ElevenLabs and similar specialized tools will exist, but they'll be complemented (and maybe overshadowed) by platform-native solutions. The market winner in voice will be whoever integrates it seamlessly into the creators' existing workflow.
This is good news for creators who want voice cloning. It will be cheaper and easier. It's bad news for pure-play voice companies that have nothing else to offer.
Prediction 10: AI Burnout and Authenticity Backlash
Confidence: Medium
By 2027, there will be a visible backlash against obviously AI-generated content. Some creators will explicitly market themselves as "AI-free." Some platforms will add "human-created" badges. Some audiences will develop a preference for human-made content.
This doesn't kill AI. It kills AI-generated content that pretends to be human. It strengthens hybrid content (human direction, AI production). And it creates a market for authenticity as a selling point.
If you're currently using AI invisibly (enhancing human content), you'll be fine. If you're building a channel that's 100% AI-generated talking heads and marketing it as human, expect growing audience friction by 2027.
Prediction 11: Creators Will Need New Skills
Confidence: High
The skill of "being good at talking to AI" will become as important as "being good at video editing" is today. By 2027, your ability to prompt effectively, iterate on outputs, and combine AI tools into workflows will directly impact your content quality and speed.
This creates new learning curves for existing creators. It also creates opportunities for creators who specifically teach "how to use AI for content creation." This is already happening but will accelerate through 2027.
If you're currently experimenting with AI tools, you're building this skill now. That's a competitive advantage that compounds.
Prediction 12: Pricing Consolidation and Monthly Subscriptions Decrease
Confidence: Medium
Today's creator with a serious AI stack might be paying $200-300/month across 8-10 tools. By 2027, with consolidation, expect the norm to be $100-150/month across 2-4 bundled platforms.
But expect those core platforms to increase their prices. The competition shifts from "number of features" to "which platform is essential." Essential platforms will charge more.
This is net-negative for creators' costs overall if you're currently using many specialized tools. It's net-positive if you're using mainly free tools and will need to start paying for integrated solutions.
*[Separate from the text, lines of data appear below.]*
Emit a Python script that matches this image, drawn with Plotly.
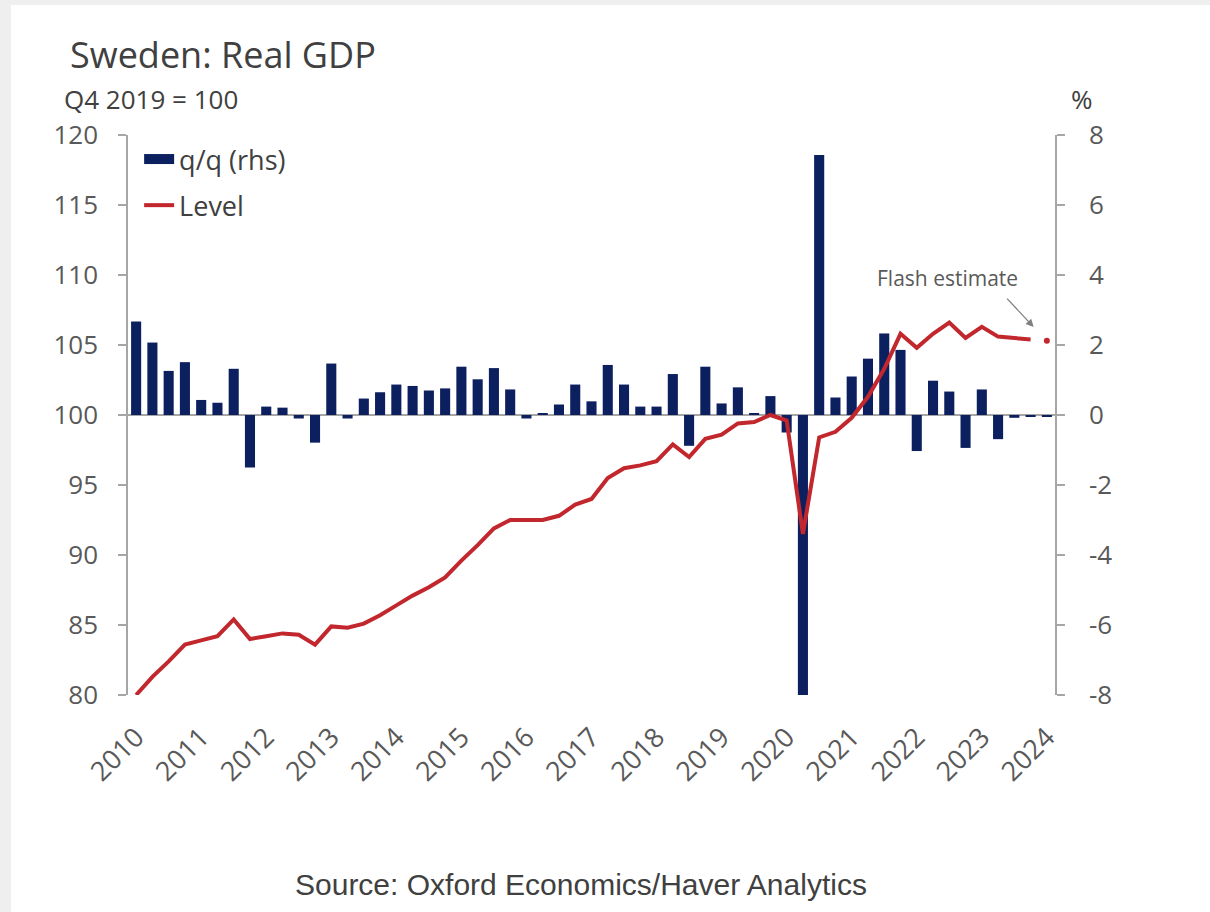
import plotly.graph_objects as go

years = [str(y) for y in range(2010, 2025)]
quarters = [f"{y} Q{q}" for y in range(2010, 2025) for q in range(1, 5)][:57]

qq_growth = [
    2.67, 2.07, 1.26, 1.51, 0.43, 0.35, 1.32, -1.50, 0.24, 0.21, -0.10, -0.79,
    1.47, -0.10, 0.47, 0.65, 0.87, 0.83, 0.70, 0.76, 1.38, 1.02, 1.34, 0.73,
    -0.10, 0.05, 0.30, 0.87, 0.39, 1.43, 0.87, 0.24, 0.24, 1.17, -0.88, 1.38,
    0.33, 0.79, 0.03, 0.54, -0.50, -8.00, 7.43, 0.50, 1.10, 1.61, 2.33, 1.86,
    -1.03, 0.98, 0.67, -0.94, 0.73, -0.69, -0.08, -0.05, -0.05,
]

level = [
    80.0, 81.3, 82.4, 83.6, 83.9, 84.2, 85.4, 84.0, 84.2, 84.4, 84.3, 83.6,
    84.9, 84.8, 85.1, 85.7, 86.4, 87.1, 87.7, 88.4, 89.6, 90.7, 91.9, 92.5,
    92.5, 92.5, 92.8, 93.6, 94.0, 95.5, 96.2, 96.4, 96.7, 97.9, 97.0, 98.3,
    98.6, 99.4, 99.5, 100.0, 99.6, 91.5, 98.4, 98.8, 99.8, 101.3, 103.3, 105.8,
    104.8, 105.8, 106.6, 105.5, 106.3, 105.6, 105.5, 105.4, 105.3,
]

pct_ticks = [-8, -6, -4, -2, 0, 2, 4, 6, 8]
pct_labels = ["-8", "-6", "-4", "-2", "0", "2", "4", "6", "8"]

idx = list(range(len(quarters)))
tick_idx = idx[::4]

NAVY = "#0c1f5e"
RED = "#c1272d"
AXIS = "#a6a6a6"
TXT = "#595959"
DARK = "#404040"
FONT = "Open Sans"

fig = go.Figure()
fig.add_trace(go.Bar(
    x=idx, y=qq_growth, name="q/q (rhs)", marker=dict(color=NAVY, line=dict(width=0)),
    yaxis="y", legendgroup="a", showlegend=False, hovertext=quarters,
))
# legend entry for the bars, drawn as a wide rectangle swatch
fig.add_trace(go.Scatter(
    x=[None], y=[None], name="q/q (rhs)", mode="lines",
    line=dict(color=NAVY, width=18), yaxis="y", legendgroup="a",
))
fig.add_trace(go.Scatter(
    x=idx[:-1], y=level[:-1], name="Level", mode="lines",
    line=dict(color=RED, width=4), yaxis="y2", legendgroup="b", hovertext=quarters[:-1],
))
fig.add_trace(go.Scatter(
    x=idx[-1:], y=level[-1:], name="Flash estimate", mode="markers",
    marker=dict(color=RED, size=6), yaxis="y2", showlegend=False,
))

fig.update_layout(
    width=1210, height=912,
    margin=dict(l=128, r=155, t=135, b=217),
    paper_bgcolor="white", plot_bgcolor="white",
    font=dict(family=FONT, color=TXT, size=22),
    bargap=0.38,
    showlegend=True,
    legend=dict(
        x=0.012, y=1.0, xanchor="left", yanchor="top",
        bgcolor="rgba(0,0,0,0)", font=dict(size=27, color=DARK),
        traceorder="grouped", tracegroupgap=8, itemwidth=30,
    ),
    xaxis=dict(
        range=[-0.5, 56.5], tickvals=tick_idx, ticktext=years, tickangle=-45,
        showline=False, ticks="", showgrid=False, zeroline=False,
        tickfont=dict(size=27, color=TXT), ticklabelstandoff=20,
    ),
    yaxis=dict(
        side="right", range=[-8, 8], tickvals=pct_ticks, ticktext=pct_labels, showgrid=False,
        showline=True, linecolor=AXIS, linewidth=1.5,
        ticks="outside", ticklen=8, tickcolor=AXIS, tickwidth=1.5,
        zeroline=True, zerolinecolor=AXIS, zerolinewidth=1.5,
        tickfont=dict(size=26, color=TXT), ticklabelstandoff=19,
    ),
    yaxis2=dict(
        overlaying="y", side="left", range=[80, 120], dtick=5, showgrid=False,
        showline=True, linecolor=AXIS, linewidth=1.5,
        ticks="outside", ticklen=8, tickcolor=AXIS, tickwidth=1.5,
        zeroline=False, tickfont=dict(size=26, color=TXT), ticklabelstandoff=15,
    ),
)

annotations = [
    dict(text="Sweden: Real GDP", x=-0.0647, y=1.143, xref="paper", yref="paper",
         xanchor="left", yanchor="middle", showarrow=False,
         font=dict(size=36, color=DARK, family=FONT)),
    dict(text="Q4 2019 = 100", x=-0.0712, y=1.0645, xref="paper", yref="paper",
         xanchor="left", yanchor="middle", showarrow=False,
         font=dict(size=26, color=DARK, family=FONT)),
    dict(text="%", x=1.029, y=1.0645, xref="paper", yref="paper",
         xanchor="center", yanchor="middle", showarrow=False,
         font=dict(size=26, color=DARK, family=FONT)),
    dict(text="Source: Oxford Economics/Haver Analytics", x=0.4887, y=-0.339,
         xref="paper", yref="paper", xanchor="center", yanchor="middle", showarrow=False,
         font=dict(size=30, color=DARK, family="Liberation Sans")),
    dict(text="Flash estimate", x=0.8835, y=0.745, xref="paper", yref="paper",
         xanchor="center", yanchor="middle", showarrow=False,
         font=dict(size=21, color=TXT, family=FONT)),
    dict(text="", x=0.977, y=0.657, xref="paper", yref="paper",
         ax=-28, ay=-30, showarrow=True, arrowhead=2, arrowsize=1.2,
         arrowwidth=1.3, arrowcolor="#808080"),
]
fig.update_layout(annotations=annotations)

fig.update_layout(shapes=[
    dict(type="rect", xref="paper", yref="paper", x0=-0.139, x1=-0.1262,
         y0=-0.39, y1=1.245, fillcolor="#efefef", line=dict(width=0), layer="below"),
    dict(type="rect", xref="paper", yref="paper", x0=-0.139, x1=1.17,
         y0=1.232, y1=1.245, fillcolor="#efefef", line=dict(width=0), layer="below"),
])

fig.write_html("out.html")
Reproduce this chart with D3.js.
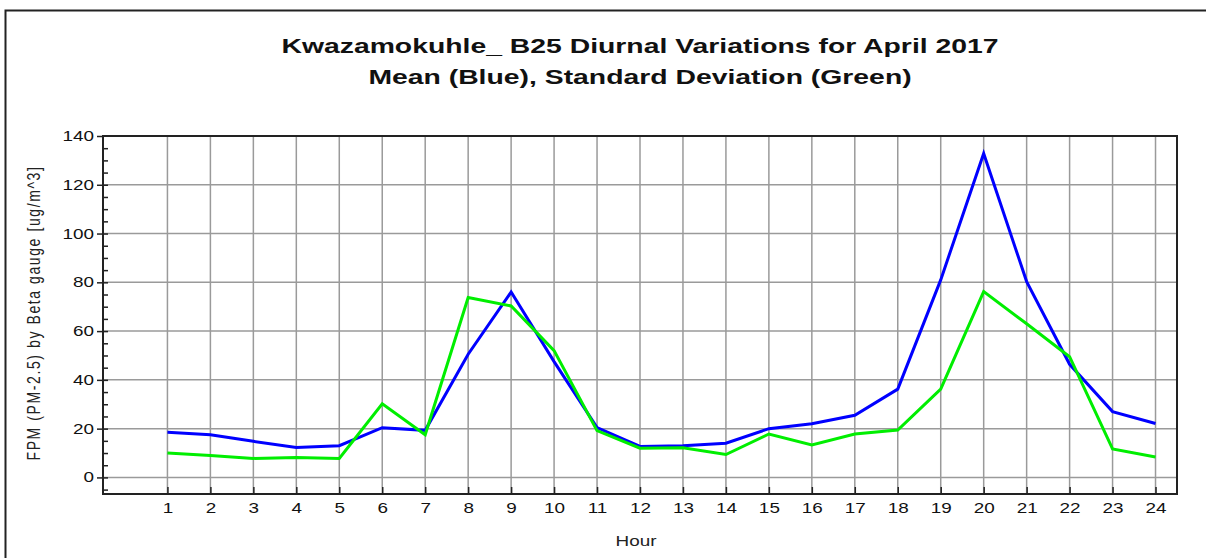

What to Do With These Predictions
If you're making tool and strategy decisions in 2026, use these predictions as guides, not rules. Here's what to actually do:
1. Favor integrated platforms over niche tools. When choosing between a specialized tool and a platform that includes that functionality, choose the platform. In 2027, that bet will pay off.
2. Build your primary workflow around tools you expect to exist in 2027. The platforms that will still be around are: YouTube, TikTok, Adobe Creative Cloud, major SaaS tools with big user bases. Build on those.
3. Stay flexible. Don't lock into any tool so deeply that switching becomes impossible. The landscape will shift. Your ability to pivot fast matters.
4. Learn how to prompt and work with AI now. These skills will be more valuable in 2027 than they are today. Time spent learning now pays dividends next year.
5. Be transparent about your AI use. By 2027, there will be clear regulations. If you're transparent now, you won't be scrambling later.
The Bottom Line
2027 will be defined by consolidation, integration, and the maturation of creator AI from experimental to essential. The winners will be creators who embraced AI early, got good at using it, and didn't get attached to specific tools. The losers will be creators who waited and now have to catch up, or who bet heavily on tools that didn't make it through consolidation.
You have about 9 months to position yourself on the winning side of that equation. Start now.